Blockbuster Entertainment’s 2001: „Liebe, was immer das auch sein mag“

In unserer Reihe “14 Jahre ohne Kino” steht das Jahr 2001 auf dem Programm. Jetzt ist wieder die Stunde des Experten gekommen: Timo ist der Mann hinter Blockbuster Entertainmentein postideologischer Filmliebhaber zwischen Murnau und Mainstream. Er schaut sich für uns die Kinoklasse des Jahres 2001 genau an. Wir sind gespannt!

Blockbuster Entertainment„SchönerDenken hat mich um eine Zusammenstellung meiner persönlichen Lieblingsfilme des Filmjahres 2001 gebeten. Nach längerem Nachdenken (mir ist aufgefallen, dass ich Einiges nachholen muss) habe ich eine Liste mit fünf unsortierten Favoriten angefertigt, die aber keine Filme berücksichtigt, die erst 2000 oder 2002 einen deutschen Kinostart vorzuweisen hatten.
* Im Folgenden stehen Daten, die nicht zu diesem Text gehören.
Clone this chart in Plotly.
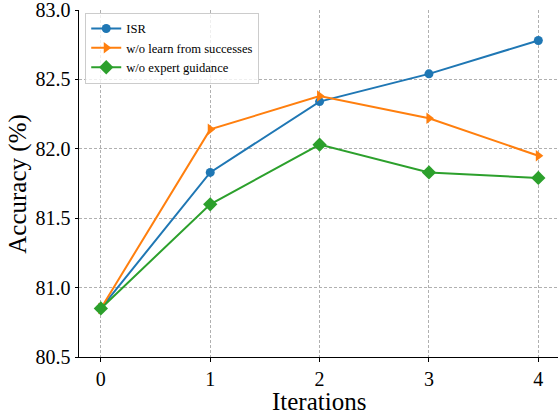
import plotly.graph_objects as go

iterations = [0, 1, 2, 3, 4]
isr = [80.85, 81.83, 82.34, 82.54, 82.78]
wo_learn = [80.85, 82.14, 82.38, 82.22, 81.95]
wo_expert = [80.85, 81.60, 82.03, 81.83, 81.79]
y_ticks = [80.5, 81.0, 81.5, 82.0, 82.5, 83.0]

FONT = "'Liberation Serif', 'Times New Roman', serif"

fig = go.Figure()
fig.add_trace(go.Scatter(x=iterations, y=isr, mode="lines+markers", name="ISR",
                         line=dict(color="#1f77b4", width=2),
                         marker=dict(symbol="circle", size=9, color="#1f77b4")))
fig.add_trace(go.Scatter(x=iterations, y=wo_learn, mode="lines+markers", name="w/o learn from successes",
                         line=dict(color="#ff7f0e", width=2),
                         marker=dict(symbol="triangle-right", size=10, color="#ff7f0e")))
fig.add_trace(go.Scatter(x=iterations, y=wo_expert, mode="lines+markers", name="w/o expert guidance",
                         line=dict(color="#2ca02c", width=2),
                         marker=dict(symbol="diamond", size=11, color="#2ca02c")))

fig.update_layout(
    width=559, height=414,
    margin=dict(l=79, r=1, t=10, b=57),
    paper_bgcolor="white", plot_bgcolor="white",
    font=dict(family=FONT, color="black"),
    showlegend=True,
    legend=dict(x=0.013, y=0.992, xanchor="left", yanchor="top",
                bgcolor="rgba(255,255,255,0.8)", bordercolor="#cccccc", borderwidth=1,
                font=dict(family=FONT, size=12.6, color="black"),
                tracegroupgap=0, itemwidth=30),
    xaxis=dict(range=[-0.2, 4.18], tickvals=iterations, ticktext=[str(i) for i in iterations],
               showline=True, linecolor="black", linewidth=1, mirror=False, automargin=False,
               ticks="outside", ticklen=3.5, tickcolor="black", ticklabeloverflow="allow",
               showgrid=True, gridcolor="#b0b0b0", griddash="3px,2px", gridwidth=1,
               zeroline=False, tickfont=dict(size=20, family=FONT, color="black")),
    yaxis=dict(range=[80.5, 83.0], tickvals=y_ticks, ticktext=[f"{v:.1f}" for v in y_ticks],
               showline=True, linecolor="black", linewidth=1, mirror=False, automargin=False,
               ticks="outside", ticklen=3.5, tickcolor="black", ticklabeloverflow="allow",
               showgrid=True, gridcolor="#b0b0b0", griddash="3px,2px", gridwidth=1,
               zeroline=False, tickfont=dict(size=20, family=FONT, color="black")),
    annotations=[
        dict(text="Iterations", xref="paper", yref="paper", x=0.5, y=-0.128,
             xanchor="center", yanchor="middle", showarrow=False,
             font=dict(size=25, family=FONT, color="black")),
        dict(text="Accuracy (%)", xref="paper", yref="paper", x=-0.129, y=0.5,
             xanchor="center", yanchor="middle", textangle=-90, showarrow=False,
             font=dict(size=25, family=FONT, color="black")),
    ],
)

fig.write_html("out.html", config={"displayModeBar": False},
               post_script="document.body.style.margin='0';document.body.style.padding='0';")
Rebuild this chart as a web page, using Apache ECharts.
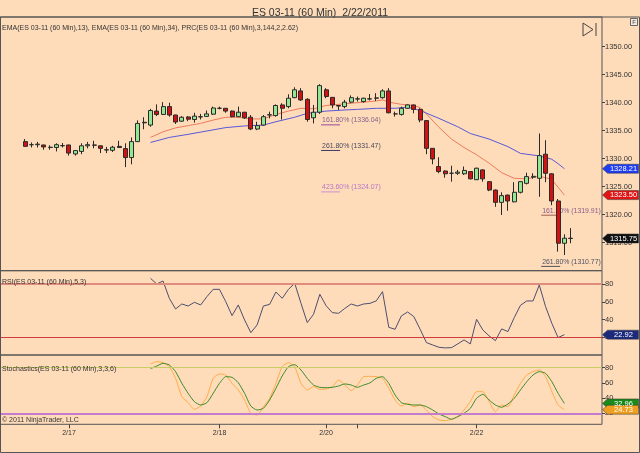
<!DOCTYPE html>
<html><head><meta charset="utf-8">
<script src="https://cdn.jsdelivr.net/npm/echarts@6/dist/echarts.min.js"></script>
<style>html,body{margin:0;padding:0;background:#fedcba}#c{width:640px;height:453px}</style>
</head><body><div id="c"></div><script>
const FONT = '"Liberation Sans", Arial, sans-serif';

// ---- price bars (60 min) ----
const opens  = [1333.05,1332.5,1332.5,1332.45,1332.0,1332.0,1332.3,1332.45,1330.85,1331.3,1332.3,1332.45,1332.3,1331.55,1331.5,1332.2,1331.8,1330.2,1333.05,1336.5,1336.0,1338.5,1337.9,1339.3,1337.8,1336.7,1337.45,1337.0,1337.45,1337.55,1337.95,1339.0,1339.0,1338.5,1337.5,1338.3,1337.4,1335.3,1336.0,1337.8,1337.7,1339.6,1339.3,1340.9,1342.1,1340.6,1337.3,1338.3,1342.3,1340.95,1339.5,1339.3,1340.1,1340.65,1340.2,1340.65,1340.8,1340.9,1342.1,1338.0,1337.9,1339.0,1339.6,1338.8,1336.8,1331.85,1328.6,1327.8,1327.4,1327.4,1327.3,1327.7,1326.25,1328.0,1325.9,1324.4,1322.2,1323.5,1322.3,1324.0,1325.6,1326.7,1326.5,1330.8,1327.3,1322.45,1314.9,1315.8];
const closes = [1332.2,1332.5,1332.6,1332.1,1332.05,1332.5,1332.35,1331.0,1331.45,1332.3,1332.5,1332.4,1331.85,1331.6,1332.05,1332.0,1330.2,1333.05,1336.3,1336.4,1338.6,1337.9,1339.3,1337.8,1336.55,1337.4,1337.05,1337.6,1337.5,1338.0,1339.05,1339.0,1338.5,1337.5,1338.3,1337.3,1335.3,1335.9,1337.5,1337.85,1339.5,1339.0,1340.8,1342.3,1340.5,1337.0,1338.3,1343.05,1341.1,1339.6,1339.4,1340.1,1340.9,1340.7,1340.8,1340.7,1340.85,1342.1,1338.2,1338.0,1339.0,1339.6,1338.8,1336.9,1331.85,1329.95,1327.7,1327.3,1327.4,1327.6,1327.9,1326.4,1328.3,1326.4,1324.4,1322.2,1323.4,1322.45,1324.0,1325.9,1326.8,1326.85,1330.55,1327.4,1322.45,1314.9,1315.8,1315.75];
const lows   = [1332.2,1332.0,1332.0,1331.6,1331.6,1331.3,1332.0,1330.55,1330.55,1330.8,1331.85,1331.85,1331.0,1331.0,1331.2,1331.95,1328.5,1329.0,1333.0,1335.25,1335.7,1337.6,1337.8,1337.5,1336.2,1336.55,1336.7,1336.45,1337.0,1337.45,1337.8,1338.8,1338.2,1337.4,1337.4,1337.1,1335.1,1335.1,1335.9,1337.2,1337.5,1337.0,1339.0,1340.8,1340.3,1336.6,1336.3,1338.0,1340.8,1339.0,1338.7,1339.0,1339.9,1340.2,1340.0,1340.4,1340.3,1340.7,1338.1,1337.5,1337.7,1338.9,1338.1,1336.5,1330.8,1329.0,1327.4,1326.6,1325.9,1327.1,1327.1,1326.3,1326.2,1325.9,1324.2,1321.4,1319.95,1320.7,1322.2,1323.8,1325.4,1326.4,1323.2,1325.8,1321.7,1313.4,1312.8,1314.9];
const highs  = [1333.5,1332.9,1333.0,1332.5,1332.4,1332.75,1332.8,1332.5,1331.5,1332.75,1333.0,1333.2,1332.35,1332.1,1332.3,1333.2,1332.75,1333.8,1336.85,1337.4,1338.9,1339.7,1340.1,1340.0,1337.85,1337.6,1337.6,1338.2,1338.0,1338.6,1339.3,1339.3,1339.05,1338.6,1339.3,1338.35,1337.8,1336.6,1337.8,1338.4,1339.7,1339.9,1341.5,1342.75,1342.6,1340.8,1339.6,1343.3,1342.6,1341.0,1339.6,1340.5,1341.3,1341.1,1340.9,1341.55,1341.7,1342.4,1342.6,1338.4,1339.3,1339.7,1339.65,1339.0,1336.9,1331.9,1330.25,1327.9,1328.75,1328.0,1328.6,1327.8,1328.4,1328.1,1326.0,1324.5,1324.0,1323.6,1325.8,1326.0,1327.5,1327.4,1334.5,1333.3,1327.4,1322.8,1316.5,1317.6];

// ---- moving averages (bar index, value) ----
const ema13Idx = [20,22,24,26,28,30,32,34,36,38,40,42,44,46,48,50,52,54,56,57,58,60,62,63,64,66,68,70,72,74,76,78,80,82,84,85,86];
const ema13Val = [1333.8,1334.8,1335.5,1335.9,1336.3,1336.9,1337.4,1337.4,1337.1,1337.1,1337.9,1338.5,1339.0,1338.9,1339.5,1339.7,1339.9,1340.1,1340.3,1340.5,1340.1,1339.7,1339.5,1339.1,1338.0,1335.6,1333.5,1332.0,1330.7,1329.2,1327.5,1326.5,1326.4,1326.9,1326.3,1324.9,1323.5];
const ema34Idx = [20,23,26,29,32,35,38,40,43,45,48,51,53,56,59,61,63,66,69,71,74,77,79,82,84,85,86];
const ema34Val = [1332.9,1333.8,1334.35,1334.95,1335.55,1335.85,1336.0,1336.6,1337.4,1338.1,1338.5,1338.7,1338.8,1339.0,1339.0,1339.2,1338.6,1337.2,1335.7,1334.5,1333.5,1332.15,1330.95,1330.5,1329.9,1329.1,1328.21];

// ---- oscillators, from bar 20 to bar 86 ----
const oscStart = 20;
const rsiVals = [86.4,80.0,83.4,63.9,51.9,57.5,55.2,59.4,56.4,65.8,74.0,74.0,60.1,44.4,56.4,39.5,25.2,33.9,55.2,57.1,71.0,63.9,74.0,80.8,58.2,36.5,45.9,68.4,55.6,47.7,47.0,52.6,57.5,55.2,57.5,58.2,61.0,71.4,31.2,29.0,44.0,48.5,43.2,29.0,14.0,11.3,8.7,8.0,8.3,12.5,17.0,12.5,40.2,28.2,21.5,16.2,29.4,26.4,42.1,56.0,60.9,60.9,78.9,54.5,35.7,19.6,22.92];
const stochD = [78.7,82.2,85.7,83.6,74.8,59.4,46.3,35.3,30.9,34.0,46.3,59.4,68.2,67.3,60.3,46.3,29.6,24.3,26.5,37.5,52.8,69.1,81.3,84.0,77.0,66.0,57.2,54.2,53.7,54.2,55.9,58.6,57.2,54.2,57.2,60.0,66.0,68.2,59.4,44.1,34.0,31.8,30.9,30.9,28.7,24.3,19.1,15.6,12.1,15.6,19.9,26.5,39.7,45.0,37.5,30.9,27.9,32.2,39.7,50.7,61.6,70.4,74.8,72.6,61.6,46.3,32.96];
const stochK = [84.9,88.0,86.6,81.3,66.0,41.9,34.0,25.2,29.6,41.9,66.0,71.7,70.4,59.4,50.7,37.5,20.0,17.8,28.7,39.7,59.4,81.3,86.6,81.3,59.4,50.7,55.1,51.6,52.0,55.1,63.8,57.2,49.8,57.2,68.2,68.6,68.2,66.0,52.8,37.5,29.6,33.1,28.7,30.9,24.3,15.6,11.2,10.3,12.1,15.6,24.3,35.3,48.5,48.5,35.3,22.1,30.9,28.7,44.1,59.4,70.4,74.8,77.0,68.2,48.5,30.9,24.73];

// ---- axes ----
const dateTicks  = [7,31,48,53,72];
const dateLabels = ['2/17','2/18','2/20','','2/22'];
const priceTicks = [1315,1320,1325,1330,1335,1340,1345,1350];
const oscTicks   = [20,40,60,80];

// ---- fib projections (PRC) ----
const fibPct    = ['161.80%','261.80%','423.60%','161.80%','261.80%'];
const fibPrice  = [1336.04,1331.47,1324.07,1319.91,1310.77];
const fibAnchor = [47.2,47.2,47.2,82.3,82.3];
const fibText   = ['#86608a','#47475a','#b878c4','#8a5a8a','#505060'];
const fibLine   = ['#9a4a9a','#3a3a66','#d090d0','#a05a5a','#505060'];

const dom = document.getElementById('c');
const chart = echarts.init(dom, null, {renderer:'canvas'});

const candleData = opens.map((o,i)=>[i,o,closes[i],lows[i],highs[i]]);
const pairs = (idx,val)=>idx.map((x,i)=>[x,val[i]]);
const osc = vals=>vals.map((v,i)=>[oscStart+i,v]);

const gridBase = {left:0, width:602, show:true, borderColor:'#555', borderWidth:1, backgroundColor:'transparent'};
const xAx = k => ({
  type:'value', gridIndex:k, min:-4, max:92,
  axisLine:{show:false, onZero:false}, splitLine:{show:false},
  axisTick:{show:k===2, customValues:dateTicks, length:4, lineStyle:{color:'#444'}},
  axisLabel:{show:k===2, customValues:dateTicks, margin:5, fontSize:7, color:'#333', fontFamily:FONT,
    formatter:v=>{const j=dateTicks.indexOf(Math.round(v)); return j>=0?dateLabels[j]:'';}}
});
const yAx = (k,min,max,ticks,fmt) => ({
  type:'value', gridIndex:k, position:'right', min:min, max:max,
  axisLine:{show:false, onZero:false}, splitLine:{show:false},
  axisTick:{show:true, inside:false, length:3, customValues:ticks, lineStyle:{color:'#444'}},
  axisLabel:{customValues:ticks, margin:3, fontSize:7.5, color:'#333', fontFamily:FONT, formatter:fmt}
});

chart.setOption({
  backgroundColor:'#fedcba',
  animation:false,
  title:{text:'ES 03-11 (60 Min)  2/22/2011', left:'center', top:3,
    textStyle:{fontFamily:FONT, fontSize:10.5, fontWeight:'normal', color:'#333'}},
  grid:[
    Object.assign({top:17, height:253.7}, gridBase),
    Object.assign({top:270.7, height:84.3}, gridBase),
    Object.assign({top:355, height:69.3}, gridBase)
  ],
  xAxis:[xAx(0),xAx(1),xAx(2)],
  yAxis:[
    yAx(0,1310,1355.3,priceTicks,v=>v.toFixed(2)),
    yAx(1,0,95,oscTicks,v=>String(v)),
    yAx(2,5.5,96.7,oscTicks,v=>String(v))
  ],
  series:[
    {type:'candlestick', xAxisIndex:0, yAxisIndex:0, barWidth:4.5,
     dimensions:['idx','open','close','lowest','highest'],
     encode:{x:'idx', y:['open','close','lowest','highest']},
     itemStyle:{color:'#92e892', color0:'#d21212', borderColor:'#2a2a2a', borderColor0:'#2a2a2a', borderWidth:1},
     data:candleData, z:3},
    {type:'line', xAxisIndex:0, yAxisIndex:0, data:pairs(ema13Idx,ema13Val), showSymbol:false,
     lineStyle:{color:'#ee7a5c', width:1}, z:2},
    {type:'line', xAxisIndex:0, yAxisIndex:0, data:pairs(ema34Idx,ema34Val), showSymbol:false,
     lineStyle:{color:'#5a58d8', width:1}, z:2},
    {type:'line', xAxisIndex:1, yAxisIndex:1, data:osc(rsiVals), showSymbol:false,
     lineStyle:{color:'#4e4e6e', width:1},
     markLine:{silent:true, symbol:'none', label:{show:false},
       data:[{yAxis:80, lineStyle:{color:'#e08c7c', width:2, type:'solid'}},
             {yAxis:20, lineStyle:{color:'#d23c3c', width:1, type:'solid'}}]}},
    {type:'line', xAxisIndex:2, yAxisIndex:2, data:osc(stochK), showSymbol:false, smooth:0.2,
     lineStyle:{color:'#ffac44', width:1},
     markLine:{silent:true, symbol:'none', label:{show:false},
       data:[{yAxis:80, lineStyle:{color:'#c8cc66', width:1, type:'solid'}},
             {yAxis:20, lineStyle:{color:'#c47ccc', width:2, type:'solid'}}]}},
    {type:'line', xAxisIndex:2, yAxisIndex:2, data:osc(stochD), showSymbol:false, smooth:0.2,
     lineStyle:{color:'#3a8a2a', width:1}}
  ]
});

// ---- overlay texts, tags and chrome ----
const g = [];
const txt = (x,y,text,size,fill,align,z)=>({type:'text', x:x, y:y, z:z||50, silent:true,
  style:{text:text, fill:fill, font:size+'px '+FONT, align:align||'left', verticalAlign:'middle',
         textAlign:align||'left', textVerticalAlign:'middle'}});

g.push({type:'rect', silent:true, z:40, shape:{x:0.5,y:17,width:639,height:435.5}, style:{fill:null, stroke:'#555', lineWidth:1}});
g.push(txt(2,28,'EMA(ES 03-11 (60 Min),13), EMA(ES 03-11 (60 Min),34), PRC(ES 03-11 (60 Min),3,144,2,2.62)',7,'#333'));
g.push(txt(2,282,'RSI(ES 03-11 (60 Min),5,3)',7,'#333'));
g.push(txt(2,369,'Stochastics(ES 03-11 (60 Min),3,3,6)',7,'#333'));
g.push(txt(2,420,'\u00a9 2011 NinjaTrader, LLC',7,'#333'));
g.push({type:'polygon', silent:true, z:50, shape:{points:[[583,23],[593,29.5],[583,36]]}, style:{fill:null, stroke:'#444', lineWidth:1}});
g.push({type:'line', silent:true, z:50, shape:{x1:596,y1:23,x2:596,y2:36}, style:{stroke:'#444', lineWidth:1}});
g.push({type:'rect', silent:true, z:50, shape:{x:630.5,y:18.5,width:7,height:7}, style:{fill:'#f6ebe0', stroke:'#666', lineWidth:1}});
g.push(txt(634,22.3,'F',6,'#444','center'));

// fib labels, placed through the chart's own scales
fibPrice.forEach((p,i)=>{
  const pt = chart.convertToPixel({xAxisIndex:0, yAxisIndex:0},[fibAnchor[i],p]);
  g.push({type:'line', silent:true, z:1, shape:{x1:pt[0],y1:pt[1],x2:pt[0]+19,y2:pt[1]}, style:{stroke:fibLine[i], lineWidth:1}});
  g.push(txt(pt[0]+1, pt[1]-4.6, fibPct[i]+' ('+p.toFixed(2)+')', 6.9, fibText[i], 'left', 1));
});

// last-value tags
function tag(yAxisIndex, v, fill, color){
  const y = chart.convertToPixel({yAxisIndex:yAxisIndex}, v);
  const x0 = 602.5;
  g.push({type:'polygon', silent:true, z:60, shape:{points:[[x0,y],[x0+5,y-4.5],[x0+36,y-4.5],[x0+36,y+4.5],[x0+5,y+4.5]]},
          style:{fill:fill, stroke:'#333', lineWidth:0.5}});
  g.push(txt(x0+21, y+0.3, v.toFixed(2), 7.5, color, 'center', 61));
}
tag(0, ema34Val[ema34Val.length-1], '#1f3cf0', '#fff');
tag(0, ema13Val[ema13Val.length-1], '#e01414', '#fff');
tag(0, closes[closes.length-1], '#111', '#fff');
tag(1, rsiVals[rsiVals.length-1], '#1c2a7c', '#fff');
tag(2, stochD[stochD.length-1], '#1a8a1a', '#fff');
tag(2, stochK[stochK.length-1], '#f0a020', '#fff');

chart.setOption({graphic:g});
</script></body></html>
Deswegen fallen geschätzte Werke wie „Mulholland Drive“ zum Beispiel raus. Nun denn:

#GOSFORD PARK

Agatha Christie trifft auf Robert Altman. Krimithriller begegnet Charakterstudie. So oder so ähnlich könnte man Altmans „Gosford Park“ elegant umschreiben. Mit ironischem Augenzwinkern und scharfem Auge für das Wesentliche gibt uns der Regisseur darin einen höchst lehrreichen, analytischen und bissigen Einblick in eine verflossene, in eine uns fremd erscheinende Welt, die von koketten Aristokraten und ihren treu ergebenen Dienern beherrscht wird. „Gosford Park“ als Abgesang auf eine längst vergangene Epoche ist vollgestopft mit einem Netz aus Intrigen, Rachegelüsten, Hass, Gesellschaftskritik, Witz und Intelligenz. Eine sehr vielschichtige Sicht auf die Grausamkeit hinter der glänzenden Fassade einer „feinen“ Gesellschaft.

#A.I.

Ich muss gestehen, eine große Schwäche für Steven Spielberg zu haben. Spielberg erinnert mich daran, dass ich einmal Kind war und es noch immer bin. Er spricht jenen jungen Schlauberger in mir an, der damals von „Star Wars“ begeistert war, dessen filmische Sozialisation mit „Indiana Jones“ und „Jurassic Park“ begann. Dieses Kindliche, Herzliche und dieses Naive, eine Märchengeschichte mit Bildern aufzuladen, die für sich selbst sprechen und Ausdruck eines Erzählers sind, in dessen Geschichten man sich fallen lässt, ist die größtmögliche Aufrichtigkeit, dem Kind im Herzen immer einen Platz reserviert zu haben. „A.I.“ ist halb Spielberg, halb Kubrick, vor allem aber hundertprozentiges Eindringen in eine verträumt-unschuldige Geschichte. Oder: Schöner Kitsch.

#AMORES PERROS

Was ist Liebe? Alejandro González Iñárritu vermag dies nicht zu beantworten, warum sollte er auch? „Amores Perros“, der Beginn seiner Schicksalstrilogie, greift sich einen Fetzen einer Vorstellung von Liebe, die Liebe sein könnte. Liebe, das könnte sein, dass man an ihr wächst oder scheitert, Liebe, das könnte sein, dass all die verschlungenen Trampelpfade und wahrnehmungsresistenten Webabkürzungen zu einer Liebe zusammenführen, die parallel zur eigenen Lebenslinie verlaufen. Die Frage nach der Identität der Liebe kontrastiert der mexikanischer Regisseur an dem Motiv der Hunde mitsamt deren Besitzern in drei mal schwarzhumorigen, mal elegischen Kurzgeschichten, die allesamt erfühlt werden wollen. Am Ende steht wohl dann die Liebe, was immer das auch sein mag.

#THE ROYAL TENENBAUMS

„The Royal Tenenbaums“ ist die tägliche XXL-Dosis Familienmisere, das wilde Chaos introvertierter Gestalten und ihren persönlichen Differenzen zueinander, das mit Schlaglöchern übersäte Katastrophengebiet zwischenmenschlicher Beziehungslandschaften, die verzweifelte Suche nach dem Sinn des Lebens bei unerfüllter Liebe, Vergangenheitsbewältigung, Vergebung, Enttäuschung. Schicksal. Dicht versponnen, spielfreudig geschauspielert und doch auf eigenartige Weise liebenswürdig, das ist Wes Andersons dritter Spielfilm, ein pointierter Ensemblefilm. Fehlt nur noch Aimee Mann. Wise Up! Save Me! Oder gleich beides. Wäre ihm der andere Anderson nicht zuvor gekommen.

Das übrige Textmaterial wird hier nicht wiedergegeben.